AMS Cloud Physics Conference, 7-11 July 2014
Numerical experiment on cloud formation in two-component hygroscopic aerosol system
Akihiro Hashimoto, Katsuya Yamashita, and Masataka Murakami
Abstract
Natural aerosol is composed of many kinds of chemicals. When a cloud forms in the atmosphere, a variety of physicochemical properties of aerosol particles should affect the generation of droplets. To precisely understand a cloud formation, an approach considering the multi-chemical-component aerosols is needed. This motivates the authors to develop a new version of multi-dimensional bin microphysics model in which internal and external mixing of two kinds of aerosols with different hygroscopitity are seamlessly represented. Droplet nucleation and subsequent diffusional growth are formulated by k-Köhler theory. This model is applied to a numerical experiment assuming adiabatically ascending air parcel in order to investigate the sensitivity of cloud droplet formation and growth to the number concentration ratio of two types of CCN, ammonium sulfate (AS) and sodium chloride (SC) particles. For the initial number concentrations, two values, 3000 and 9000 cm-3 for AS, and eight values, 1, 3, 10, 30, 100, 300, 1000 and 3000 cm-3 for SC are adopted. A lognormal size spectrum is assumed at the initial for the both types of CCN. Median diameter and variance are given as 0.1 mm and 0.6, respectively, for AS, and 1 mm and 1.0, respectively, for SC. Ascending rate of air parcel is set to 0.3, 1, 3 or 10 m s-1. Combination of initial number concentration of AS and SC, and ascending rate of air parcel yields 64 cases of simulation to be performed. The Initial air pressure, temperature and humidity are given as 850 hPa, 16 oC and 80%, respectively.
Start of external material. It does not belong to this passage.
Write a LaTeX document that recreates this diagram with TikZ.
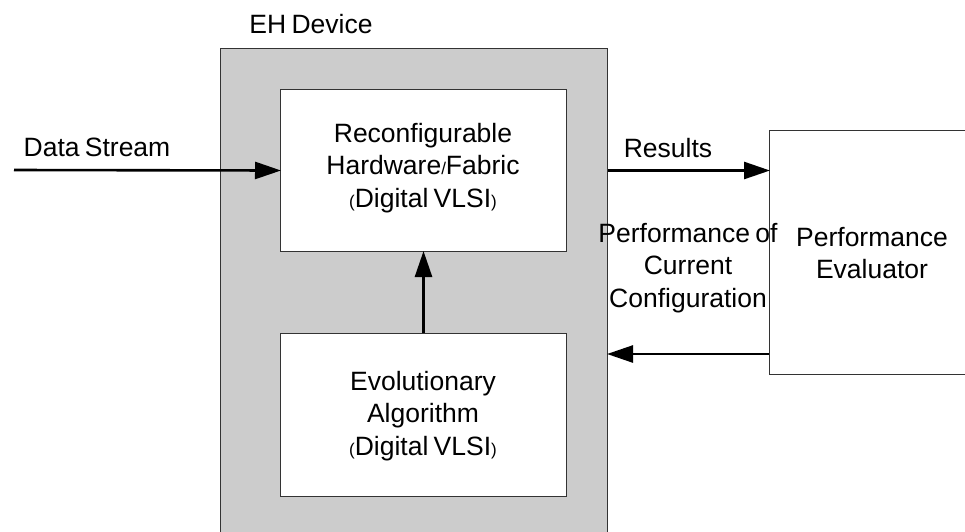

In the simulations, cloud droplets start to form at about 500 m above the initial point and their number concentration increases till super-saturation ratio attains its maximum. After that, the super-saturation ratio gradually decreases toward water saturation
The sensitivity experiments of the 64 cases revealed that there are three regimes of cloud droplet formation in the two-component hygroscopic aerosol system. In Regime I where SC number concentrations are less than 10 cm-3 and are much less than the AS particles, the AS particles control the behavior of system. Although the SC particles have much higher hygroscopicity than the AS particles, the number concentration of SC is too small to affect the cloud formation process. In Regime II where the number concentrations of SC range from 10 to 300 cm-3 and are still far less than that of AS, the SC particles become effective in cloud droplet formation processes due to their higher hygroscopicity. In Regime III where the number concentrations of SC particles are larger than 1,000 cm-3, but are still less than that of AS, the SC particles determine the behavior of system. The influence of ascending rate on cloud droplet formation becomes weak in Regime III, since the excess water vapor, which is produced by adiabatic cooling in the ascending air parcel, cannot get large, due to the consumption of water vapor by strongly hygroscopic SC particles. The differences in cloud formation among the three regimes should affect subsequent cloud and precipitation processes. The approach considering multi-chemical-component aerosols should be extended to the 2D and 3D cloud system simulation involving cloud dynamics, thermodynamics, aerosol transport, and gravitational sedimentation of precipitation particles.